Помимо дела Юли, новостная лента за последний год — цепочка примеров того, как государство не защищает женщин в ситуациях, в которых обязано их защищать, и не считается с их правами там, где обязано считаться. Дело не только в бесчисленных случаях домашнего насилия, для неспешного реагирования на которые у полиции всегда находятся причины. И не только в бесконечном потоке массовых угроз, что валятся на фемактивисток в соцсетях. Дело в том, что женщины в России превращаются в собственность, которой государство считает возможным распоряжаться.
Еще недавно все следили за возмутительным арестом Заремы Мусаевой, матери одного из российских правозащитников, которую буквально похитили сотрудники силовых структур, чтобы надавить на ее семью. В начале прошлого лета молодая девушка Халимат Тарамова бежала в дагестанский кризисный центр для пострадавших от насилия, но вскоре была против своей воли вывезена прямо из шелтера и передана полицией мужу в Чечне.
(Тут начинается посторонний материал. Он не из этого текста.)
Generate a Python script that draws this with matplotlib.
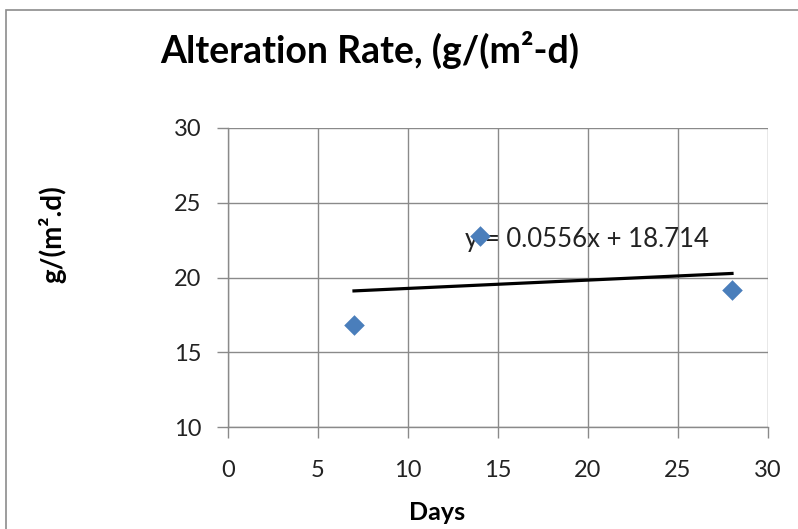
import matplotlib
matplotlib.use("Agg")
import matplotlib.pyplot as plt
from matplotlib.patches import Rectangle
import numpy as np

days = [7, 14, 28]
rate = [16.85, 22.8, 19.15]
slope = 0.0556
intercept = 18.714
x_ticks = [0, 5, 10, 15, 20, 25, 30]
y_ticks = [10, 15, 20, 25, 30]
title = "Alteration Rate, (g/(m²-d)"
xlabel = "Days"
ylabel = "g/(m².d)"
equation = "y = 0.0556x + 18.714"

plt.rcParams['font.family'] = ['Lato', 'DejaVu Sans']

W, H = 798, 529
fig = plt.figure(figsize=(W/100, H/100), dpi=100)
fig.patch.set_facecolor('white')

# outer chart frame
fig.patches.append(Rectangle((6/W, 0 - 0.05), 1.2, 1 - 10/H + 0.05, transform=fig.transFigure,
                             fill=False, edgecolor='#8c8c8c', linewidth=1.2))

ax = fig.add_axes([228/W, 1 - 427/H, 540/W, 299/H])
ax.set_xlim(0, 30)
ax.set_ylim(10, 30)
ax.set_xticks(x_ticks)
ax.set_yticks(y_ticks)
grid_c = '#8a8a8a'
ax.grid(True, color=grid_c, linewidth=1.0)
ax.set_axisbelow(True)
for s in ['top', 'right']:
    ax.spines[s].set_visible(False)
for s in ['left', 'bottom']:
    ax.spines[s].set_color(grid_c)
    ax.spines[s].set_linewidth(1.0)
ax.tick_params(axis='both', direction='out', length=8, width=1.0, color=grid_c,
               labelsize=17, labelcolor='#222222')
ax.tick_params(axis='x', pad=16)
ax.tick_params(axis='y', pad=11)

ax.scatter(days, rate, marker='D', s=110, color='#4a7ebb', zorder=3, linewidths=0)
xt = np.array([min(days), max(days)])
ax.plot(xt, slope * xt + intercept, color='black', linewidth=2.3, zorder=4)

ax.text(587/W, 1 - 239/H, equation, transform=fig.transFigure, ha='center', va='center',
        fontsize=18.5, color='#222222', zorder=2)

fig.text(370/W, 1 - 63/H, title, ha='center', va='baseline', fontsize=27,
         fontweight='bold', color='black')
fig.text(437/W, 1 - 513/H, xlabel, ha='center', va='center', fontsize=18, fontweight='bold')
fig.text(52/W, 1 - 234/H, ylabel, ha='center', va='center', fontsize=20, fontweight='bold',
         rotation=90)

fig.savefig('out.png', dpi=100)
Во всех этих историях прослеживается чудовищное, дегуманизирующее отношение к женщинам как к вещам, не имеющим ни голоса, ни права на защиту.
В современной России тема защиты прав, безопасности и телесной автономии женщин — поле серьезного риска. Феминистские проекты и НКО, на плечах которых много лет лежит нагрузка по защите прав женщин, ЛГБТК+ и других уязвимых групп, получают статусы иноагентов или нежелательных организаций. Активистки и художницы, участвующие в феминистских акциях, и правозащитницы, помогающие пострадавшим от домашнего насилия, сталкиваются с незаконными задержаниями, штрафами, судами, преследованиями и угрозами в соцсетях. Многие вынужденно уезжают из страны.
В этих обстоятельствах очень важно, чтобы как можно больше женщин в России выступали в защиту активисток и друг друга. Высказывались за принятие закона о домашнем насилии. Поддерживали правозащитные инициативы и выражали несогласие с теми проектами и персонами, которые хотят силой отодвинуть наши границы и пошатнуть наши права. Сегодня, чтобы добиться изменений, которые касаются безопасности и благополучия каждой из нас, нам нужно очень много солидарности, взаимопомощи и поддержки.